I never believed I’d be 58 years old. It’s not a bad age. I’m glad I’ve made it this long. That was never a given with the profligate lifestyle I once lived. Eat, drink and be merry was the motto. I ignored the AMA’s (American Medical Association) caveat: “with moderation”. I wanted to be the best, the strongest, the fastest; the most hardy and heartiest and the brightest.
Best: I never made it. Strongest: Came close (300 pound bench press – no hernia). Fastest: capable of downing a pitcher of beer in near record time. Hardy and heartiest: Could stay awake and party for days with minimal sleep, rest and/or recovery. Brightest: Not by a long shot-billions of brain cells lay dead , scattered and littered across the battlefield my mind (and life) once was.
It’s a darned hard thing to cope with at this time in my life. But I must take my medicine or I’ll die. It’s as simple as that. I hate the idea, but it’s my fault.
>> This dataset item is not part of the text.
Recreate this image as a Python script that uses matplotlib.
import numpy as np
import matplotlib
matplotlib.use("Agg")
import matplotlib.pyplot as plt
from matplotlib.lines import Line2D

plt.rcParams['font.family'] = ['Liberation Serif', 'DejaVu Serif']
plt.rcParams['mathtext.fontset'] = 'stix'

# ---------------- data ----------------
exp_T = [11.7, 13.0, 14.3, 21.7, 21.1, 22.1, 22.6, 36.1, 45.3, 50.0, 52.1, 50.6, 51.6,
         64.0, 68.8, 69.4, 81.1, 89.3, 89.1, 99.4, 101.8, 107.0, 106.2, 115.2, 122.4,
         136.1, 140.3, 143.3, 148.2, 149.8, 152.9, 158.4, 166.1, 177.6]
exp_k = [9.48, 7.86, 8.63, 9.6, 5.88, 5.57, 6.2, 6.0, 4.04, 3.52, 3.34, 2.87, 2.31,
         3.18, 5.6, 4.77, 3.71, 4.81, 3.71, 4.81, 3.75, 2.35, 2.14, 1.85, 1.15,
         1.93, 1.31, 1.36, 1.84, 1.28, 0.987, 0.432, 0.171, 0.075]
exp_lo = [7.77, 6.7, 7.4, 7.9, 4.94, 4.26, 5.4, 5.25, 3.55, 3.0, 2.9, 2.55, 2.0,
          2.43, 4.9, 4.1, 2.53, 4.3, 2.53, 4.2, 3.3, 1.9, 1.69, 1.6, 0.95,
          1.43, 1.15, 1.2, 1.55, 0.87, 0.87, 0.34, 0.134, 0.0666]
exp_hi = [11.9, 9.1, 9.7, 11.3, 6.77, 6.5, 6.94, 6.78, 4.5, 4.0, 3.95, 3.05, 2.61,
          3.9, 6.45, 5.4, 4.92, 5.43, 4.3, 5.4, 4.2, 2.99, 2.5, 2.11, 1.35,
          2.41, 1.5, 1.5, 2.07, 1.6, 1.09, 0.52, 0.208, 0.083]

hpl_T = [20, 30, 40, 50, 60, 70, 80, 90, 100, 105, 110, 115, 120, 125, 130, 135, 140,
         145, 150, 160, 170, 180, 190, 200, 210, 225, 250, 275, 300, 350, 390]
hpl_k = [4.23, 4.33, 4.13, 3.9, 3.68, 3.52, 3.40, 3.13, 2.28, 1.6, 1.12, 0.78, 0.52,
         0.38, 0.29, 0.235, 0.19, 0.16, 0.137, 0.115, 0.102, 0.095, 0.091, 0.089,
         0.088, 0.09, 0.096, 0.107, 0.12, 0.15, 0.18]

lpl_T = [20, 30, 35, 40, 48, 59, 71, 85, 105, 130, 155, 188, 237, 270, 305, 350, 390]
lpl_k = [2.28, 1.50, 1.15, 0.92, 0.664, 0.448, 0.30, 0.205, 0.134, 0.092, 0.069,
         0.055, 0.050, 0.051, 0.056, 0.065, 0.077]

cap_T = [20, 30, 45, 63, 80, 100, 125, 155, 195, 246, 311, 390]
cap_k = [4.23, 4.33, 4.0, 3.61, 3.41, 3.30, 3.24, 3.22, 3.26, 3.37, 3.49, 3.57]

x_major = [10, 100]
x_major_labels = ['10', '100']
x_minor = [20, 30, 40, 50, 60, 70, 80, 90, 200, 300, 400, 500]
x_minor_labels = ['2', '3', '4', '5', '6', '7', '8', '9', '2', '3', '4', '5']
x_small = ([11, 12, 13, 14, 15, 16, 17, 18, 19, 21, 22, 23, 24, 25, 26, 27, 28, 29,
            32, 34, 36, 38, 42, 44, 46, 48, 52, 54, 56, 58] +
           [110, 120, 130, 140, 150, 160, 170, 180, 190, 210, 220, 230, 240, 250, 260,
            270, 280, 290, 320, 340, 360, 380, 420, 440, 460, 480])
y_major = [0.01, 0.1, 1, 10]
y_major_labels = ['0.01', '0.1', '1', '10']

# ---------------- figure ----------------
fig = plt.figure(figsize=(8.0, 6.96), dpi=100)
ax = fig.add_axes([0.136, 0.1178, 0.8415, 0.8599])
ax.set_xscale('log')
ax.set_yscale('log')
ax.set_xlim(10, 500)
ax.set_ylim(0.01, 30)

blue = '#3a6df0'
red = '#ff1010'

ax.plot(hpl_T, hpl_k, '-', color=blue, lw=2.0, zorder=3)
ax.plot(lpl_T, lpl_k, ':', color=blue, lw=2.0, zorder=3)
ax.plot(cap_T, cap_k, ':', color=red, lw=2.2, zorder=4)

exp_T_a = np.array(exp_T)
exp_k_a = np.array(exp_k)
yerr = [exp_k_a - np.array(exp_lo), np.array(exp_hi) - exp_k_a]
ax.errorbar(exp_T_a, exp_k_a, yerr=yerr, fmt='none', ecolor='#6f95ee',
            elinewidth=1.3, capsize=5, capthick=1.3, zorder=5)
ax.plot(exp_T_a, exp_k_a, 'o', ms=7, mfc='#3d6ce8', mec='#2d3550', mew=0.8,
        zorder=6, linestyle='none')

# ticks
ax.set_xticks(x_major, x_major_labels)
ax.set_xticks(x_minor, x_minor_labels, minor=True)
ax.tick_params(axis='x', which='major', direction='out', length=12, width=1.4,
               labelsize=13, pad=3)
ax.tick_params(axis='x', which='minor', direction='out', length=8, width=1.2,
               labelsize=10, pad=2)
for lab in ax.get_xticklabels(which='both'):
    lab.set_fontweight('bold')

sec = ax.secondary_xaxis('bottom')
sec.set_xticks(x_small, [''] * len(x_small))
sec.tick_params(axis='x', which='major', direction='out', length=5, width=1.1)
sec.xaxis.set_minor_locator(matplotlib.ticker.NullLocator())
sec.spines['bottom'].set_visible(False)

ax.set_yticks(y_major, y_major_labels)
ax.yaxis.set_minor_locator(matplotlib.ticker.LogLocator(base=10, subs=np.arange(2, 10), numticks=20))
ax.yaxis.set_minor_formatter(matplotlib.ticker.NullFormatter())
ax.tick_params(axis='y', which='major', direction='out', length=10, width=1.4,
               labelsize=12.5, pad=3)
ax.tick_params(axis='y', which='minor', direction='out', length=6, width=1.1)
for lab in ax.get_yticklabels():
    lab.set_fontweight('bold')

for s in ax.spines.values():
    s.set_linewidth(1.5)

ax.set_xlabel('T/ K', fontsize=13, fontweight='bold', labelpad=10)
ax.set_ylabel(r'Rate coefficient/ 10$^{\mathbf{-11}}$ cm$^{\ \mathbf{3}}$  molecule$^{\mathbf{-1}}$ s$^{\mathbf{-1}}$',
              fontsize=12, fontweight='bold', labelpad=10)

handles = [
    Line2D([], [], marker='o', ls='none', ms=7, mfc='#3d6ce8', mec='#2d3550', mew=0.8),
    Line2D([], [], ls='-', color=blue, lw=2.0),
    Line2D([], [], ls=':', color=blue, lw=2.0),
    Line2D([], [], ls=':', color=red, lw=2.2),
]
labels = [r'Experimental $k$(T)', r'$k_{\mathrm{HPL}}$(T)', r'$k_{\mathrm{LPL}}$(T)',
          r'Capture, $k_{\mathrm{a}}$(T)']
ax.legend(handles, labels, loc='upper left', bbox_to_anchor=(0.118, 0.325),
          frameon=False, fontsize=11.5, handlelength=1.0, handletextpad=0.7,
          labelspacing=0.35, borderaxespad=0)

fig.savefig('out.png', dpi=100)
It’s much like the sorry condition this country has developed into is YOUR fault. (You read that correctly. It’s your fault; and mine, and our predecessors going back to the turn of the century.)
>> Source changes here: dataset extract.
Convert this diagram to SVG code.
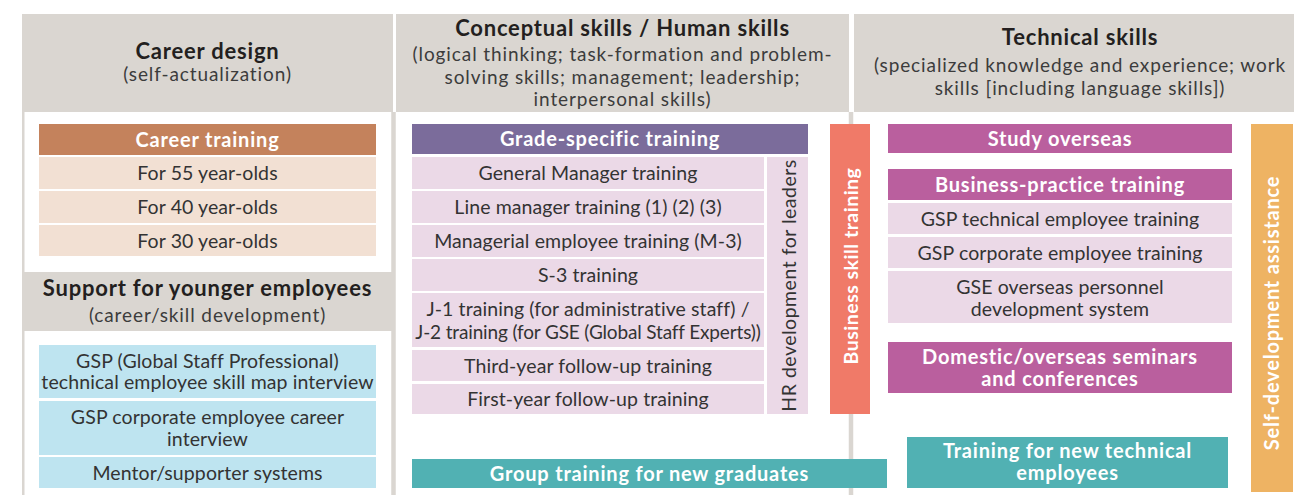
<svg xmlns="http://www.w3.org/2000/svg" width="1294" height="495" viewBox="0 0 1294 495">
<style>
.t{font-family:Lato,"Noto Sans","Liberation Sans",sans-serif;text-anchor:middle}
.hdr{fill:#DAD6D1}
.sep{stroke:#DAD6D1;fill:none}
.hb{font-weight:700;font-size:22px;letter-spacing:0.8px;fill:#231F20}
.hs{font-size:19px;letter-spacing:0.9px;fill:#3C3C3C}
.wb{font-weight:700;font-size:20px;letter-spacing:0.8px;fill:#FFFFFF}
.r{font-size:19.5px;letter-spacing:0.1px;fill:#333333}
.peach{fill:#F2E0D3}
.blue{fill:#BEE4F0}
.lav{fill:#EBD9E7}
.mag{fill:#BA5F9E}
.teal{fill:#51B1B3}
</style>
<rect width="1294" height="495" fill="#FFFFFF"/>
<g id="frame">
<line class="sep" x1="23.25" y1="112" x2="23.25" y2="495" stroke-width="2.5"/>
<line class="sep" x1="393.5" y1="112" x2="393.5" y2="495" stroke-width="4.5"/>
<line class="sep" x1="851" y1="112" x2="851" y2="495" stroke-width="4.5"/>
</g>
<g id="hdr-career-design">
<rect class="hdr" x="22" y="14" width="371" height="98"/>
<text class="t hb" x="207.5" y="59">Career design</text>
<text class="t hs" x="207.5" y="81">(self-actualization)</text>
</g>
<g id="hdr-conceptual">
<rect class="hdr" x="396" y="14" width="453" height="98"/>
<text class="t hb" x="622.5" y="35.5">Conceptual skills / Human skills</text>
<text class="t hs" x="622.5" y="61">(logical thinking; task-formation and problem-</text>
<text class="t hs" x="622.5" y="83.5">solving skills; management; leadership;</text>
<text class="t hs" x="622.5" y="106">interpersonal skills)</text>
</g>
<g id="hdr-technical">
<rect class="hdr" x="854" y="14" width="440" height="98"/>
<text class="t hb" x="1080" y="45">Technical skills</text>
<text class="t hs" x="1080" y="72">(specialized knowledge and experience; work</text>
<text class="t hs" x="1080" y="95">skills [including language skills])</text>
</g>
<g id="career-training">
<rect x="39" y="124" width="337" height="31" fill="#C4825C"/>
<text class="t wb" x="207.5" y="146.5">Career training</text>
</g>
<g id="for-55">
<rect class="peach" x="39" y="157" width="337" height="32"/>
<text class="t r" x="207.5" y="180">For 55 year-olds</text>
</g>
<g id="for-40">
<rect class="peach" x="39" y="191" width="337" height="32"/>
<text class="t r" x="207.5" y="214">For 40 year-olds</text>
</g>
<g id="for-30">
<rect class="peach" x="39" y="225" width="337" height="31"/>
<text class="t r" x="207.5" y="247.5">For 30 year-olds</text>
</g>
<g id="hdr-support">
<rect class="hdr" x="22" y="272" width="371" height="59"/>
<text class="t hb" x="207.5" y="296">Support for younger employees</text>
<text class="t hs" x="207.5" y="322">(career/skill development)</text>
</g>
<g id="gsp-skill-map">
<rect class="blue" x="39" y="345" width="337" height="53"/>
<text class="t r" x="207.5" y="367.5">GSP (Global Staff Professional)</text>
<text class="t r" x="207.5" y="389">technical employee skill map interview</text>
</g>
<g id="gsp-career-interview">
<rect class="blue" x="39" y="401" width="337" height="54"/>
<text class="t r" x="207.5" y="423.5">GSP corporate employee career</text>
<text class="t r" x="207.5" y="445.5">interview</text>
</g>
<g id="mentor">
<rect class="blue" x="39" y="457" width="337" height="31"/>
<text class="t r" x="207.5" y="479.5">Mentor/supporter systems</text>
</g>
<g id="grade-specific">
<rect x="412" y="124" width="396" height="30" fill="#7B6C9B"/>
<text class="t wb" x="610" y="146">Grade-specific training</text>
</g>
<g id="gm-training">
<rect class="lav" x="412" y="157" width="352" height="32"/>
<text class="t r" x="588" y="180">General Manager training</text>
</g>
<g id="line-mgr">
<rect class="lav" x="412" y="191" width="352" height="32"/>
<text class="t r" x="588" y="214">Line manager training (1) (2) (3)</text>
</g>
<g id="managerial">
<rect class="lav" x="412" y="225" width="352" height="32"/>
<text class="t r" x="588" y="248">Managerial employee training (M-3)</text>
</g>
<g id="s3">
<rect class="lav" x="412" y="259" width="352" height="32"/>
<text class="t r" x="588" y="282">S-3 training</text>
</g>
<g id="j1-j2">
<rect class="lav" x="412" y="293" width="352" height="54"/>
<text class="t r" x="588" y="316">J-1 training (for administrative staff) /</text>
<text class="t r" x="588" y="338.5" style="font-size:19px;letter-spacing:-0.15px">J-2 training (for GSE (Global Staff Experts))</text>
</g>
<g id="third-year">
<rect class="lav" x="412" y="350" width="352" height="31"/>
<text class="t r" x="588" y="372.5">Third-year follow-up training</text>
</g>
<g id="first-year">
<rect class="lav" x="412" y="384" width="352" height="30"/>
<text class="t r" x="588" y="406">First-year follow-up training</text>
</g>
<g id="hr-leaders">
<rect class="lav" x="767" y="157" width="41" height="257"/>
<text class="t r" x="788" y="285.5" dominant-baseline="central" transform="rotate(-90 788 285.5)" style="letter-spacing:0.5px">HR development for leaders</text>
</g>
<g id="business-skill">
<rect x="830" y="124" width="40" height="290" fill="#F07A68"/>
<text class="t wb" x="850" y="266" dominant-baseline="central" transform="rotate(-90 850 266)" style="font-size:19.5px;letter-spacing:0.5px">Business skill training</text>
</g>
<g id="group-training">
<rect class="teal" x="412" y="459" width="475" height="29"/>
<text class="t wb" x="649.5" y="480.5">Group training for new graduates</text>
</g>
<g id="study-overseas">
<rect class="mag" x="888" y="124" width="344" height="29"/>
<text class="t wb" x="1060" y="145.5">Study overseas</text>
</g>
<g id="business-practice">
<rect class="mag" x="888" y="169" width="344" height="31"/>
<text class="t wb" x="1060" y="192">Business-practice training</text>
</g>
<g id="gsp-tech-training">
<rect class="lav" x="888" y="203" width="344" height="31"/>
<text class="t r" x="1060" y="225.5">GSP technical employee training</text>
</g>
<g id="gsp-corp-training">
<rect class="lav" x="888" y="237" width="344" height="31"/>
<text class="t r" x="1060" y="259.5">GSP corporate employee training</text>
</g>
<g id="gse-overseas">
<rect class="lav" x="888" y="271" width="344" height="52"/>
<text class="t r" x="1060" y="294">GSE overseas personnel</text>
<text class="t r" x="1060" y="316">development system</text>
</g>
<g id="seminars">
<rect class="mag" x="888" y="342" width="344" height="51"/>
<text class="t wb" x="1060" y="364">Domestic/overseas seminars</text>
<text class="t wb" x="1060" y="386">and conferences</text>
</g>
<g id="new-technical">
<rect class="teal" x="907" y="437" width="321" height="51"/>
<text class="t wb" x="1067.5" y="458">Training for new technical</text>
<text class="t wb" x="1067.5" y="480">employees</text>
</g>
<g id="self-development">
<rect x="1251" y="124" width="42" height="368" fill="#EEB363"/>
<text class="t wb" x="1271" y="313" dominant-baseline="central" transform="rotate(-90 1271 313)">Self-development assistance</text>
</g>
</svg>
America suffers from the licentious excesses of governmental extravagance and the accumulated decadence of Progressive political policies since the early twentieth century. We’ve been told and accepted we need to stay firmly attached to mother’s breast for life. Woodrow Wilson’s patrician, paternalistic and power-hungry belief the President should lead the government and the government should control the people is where it began. Hoover tried holding the Hydra of Progressivism in check but failed. The New Deal (government jobs provided an economic roadmap out of a depression) moved the theory along with Social Security which is very insecure lately. The New Deal and the Fair Deal continued fattening the pig Eisenhower turned into a pork roast. It’s now a Raw Deal suffering a fiscal aneurysm with deficits of unforeseen magnitude. And it keeps bulging dangerously.
Government assistance and Welfare became an expected norm for many people. People make a living through “professional” pregnancy and dependency. Government grew from politicians supplying what the people were told they wanted. Hand-outs, bail-outs and now we endure the fall-out of it all.
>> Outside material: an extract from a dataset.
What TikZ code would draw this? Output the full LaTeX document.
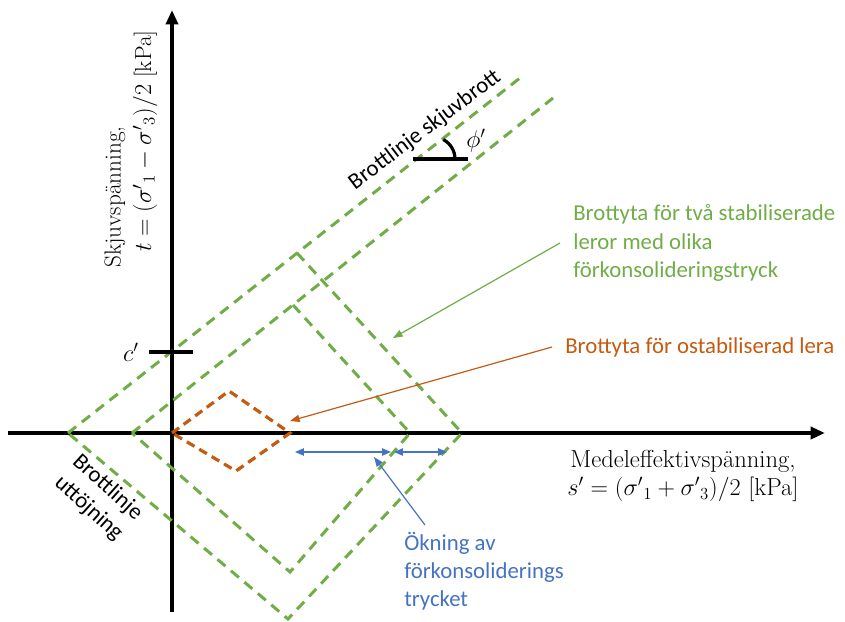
\documentclass[tikz,border=0pt]{standalone}
\usepackage[no-math]{fontspec}
\newfontfamily\calibri{Carlito}
\usetikzlibrary{arrows.meta}

\definecolor{lergron}{RGB}{112,173,71}
\definecolor{lerorange}{RGB}{197,90,17}
\definecolor{okblue}{RGB}{68,114,196}

\tikzset{
  axel/.style={line width=1mm, -{Triangle[length=3.6mm,width=3mm]}},
  brottgron/.style={lergron, line width=0.75mm, dash pattern=on 2.6mm off 1.8mm},
  brottorange/.style={lerorange, line width=0.8mm, dash pattern=on 2.2mm off 1.4mm},
  pil/.style={line width=0.3mm, -{Triangle[length=2.4mm,width=1.8mm]}},
  dubbelpil/.style={okblue, line width=0.35mm, {Triangle[length=2.2mm,width=1.8mm]}-{Triangle[length=2.2mm,width=1.8mm]}},
  markering/.style={line width=1mm},
  etikett/.style={font=\calibri\fontsize{16.2}{20}\selectfont, align=left, inner ysep=0pt},
  axeltext/.style={font=\fontsize{16.5}{20}\selectfont, inner sep=0pt}
}

\begin{document}
\begin{tikzpicture}[x=0.25mm, y=-0.25mm]
    \useasboundingbox (0,0) rectangle (845,622) ;

    % axlar
    \draw [axel] (8,433) -- (825,433) ;
    \draw [axel] (172,612) -- (172,10) ;

    % brottytor, stabiliserade
    \coordinate (yv) at (68,433) ;
    \coordinate (yt) at (297,253) ;
    \coordinate (yh) at (462,433) ;
    \coordinate (yb) at (288,619) ;
    \coordinate (iv) at (132,433) ;
    \coordinate (it) at (293,305) ;
    \coordinate (ih) at (410,433) ;
    \coordinate (ib) at (290,572) ;
    \draw [brottgron] (yv) -- (520,78) ;
    \draw [brottgron] (yt) -- (yh) -- (yb) -- (yv) ;
    \draw [brottgron] (iv) -- (553,98) ;
    \draw [brottgron] (it) -- (ih) -- (ib) -- (iv) ;

    % brottyta, ostabiliserad
    \coordinate (ov) at (172,433) ;
    \coordinate (ot) at (229,391) ;
    \coordinate (oh) at (290,433) ;
    \coordinate (ob) at (236,471) ;
    \draw [brottorange] (ov) -- (ot) -- (oh) -- (ob) -- cycle ;

    % c' och phi'
    \draw [markering] (149,352) -- (193,352) ;
    \node [axeltext] (cprim) at (131,352) {$c'$} ;
    \draw [markering] (413,159) -- (468,159) ;
    \draw [line width=0.8mm] (455,159) arc [start angle=0, end angle=-62, radius=22] ;
    \node [axeltext] (phiprim) at (476,141) {$\phi'$} ;

    % axeltexter
    \node [axeltext, rotate=90, anchor=west] (ytext1) at (115,268) {Skjuvspänning,} ;
    \node [axeltext, rotate=90, anchor=west] (ytext2) at (145,252) {$t = ({\sigma'}_1 - {\sigma'}_3)/2$ [kPa]} ;
    \node [axeltext, align=center, font=\fontsize{17.5}{20}\selectfont] (xtext) at (683,476)
        {Medeleffektivspänning,\\$s' = ({\sigma'}_1 + {\sigma'}_3)/2$ [kPa]} ;

    % linjetexter
    \node [etikett, rotate=37, align=center] (skjuvbrott) at (425,130) {Brottlinje skjuvbrott} ;
    \node [etikett, rotate=-42, align=center] (uttojning) at (98,498) {Brottlinje\\uttöjning} ;

    % forklaringar
    \node [etikett, lergron, anchor=west, inner xsep=3.25mm] (grontext) at (560,243)
        {Brottyta för två stabiliserade\\leror med olika\\förkonsolideringstryck} ;
    \coordinate (gronspets) at (393,338) ;
    \draw [pil, lergron] (grontext.west) -- (gronspets) ;

    \node [etikett, lerorange, anchor=west, inner xsep=3.25mm] (orangetext) at (552,347)
        {Brottyta för ostabiliserad lera} ;
    \coordinate (orangespets) at (290,421) ;
    \draw [pil, lerorange] (orangetext.west) -- (orangespets) ;

    % okning
    \coordinate (d1) at (295,452) ;
    \coordinate (d2) at (391,452) ;
    \coordinate (d3) at (394,452) ;
    \coordinate (d4) at (447,452) ;
    \draw [dubbelpil] (d1) -- (d2) ;
    \draw [dubbelpil] (d3) -- (d4) ;
    \node [etikett, okblue, anchor=north west, inner sep=0pt] (blatext) at (404,532)
        {Ökning av\\förkonsoliderings\\trycket} ;
    \coordinate (blastart) at (425,525) ;
    \coordinate (blaspets) at (374,457) ;
    \draw [pil, okblue] (blastart) -- (blaspets) ;
\end{tikzpicture}
\end{document}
The American Dream’s becoming a nightmare we show no signs of waking from under the present administration. We must cut government spending. Trim waste. Create jobs in the private sector. Stop outsourcing jobs overseas. If it isn’t manufactured here-DON’T BUY IT! You can’t be a consumer unless you’re a producer. It’s time to grow up, get off of Mother’s Milk and take the strong medicine necessary for survival. Recognize now, that Mother’s tired and dry and there’s no wet nurse on the horizon-just some force feeding offered by an ugly stepmother looking to control and enslave you to her way of thinking. Get off of your knees Cinderella and do it right.
We must take our strong, unsavory medicine to get well.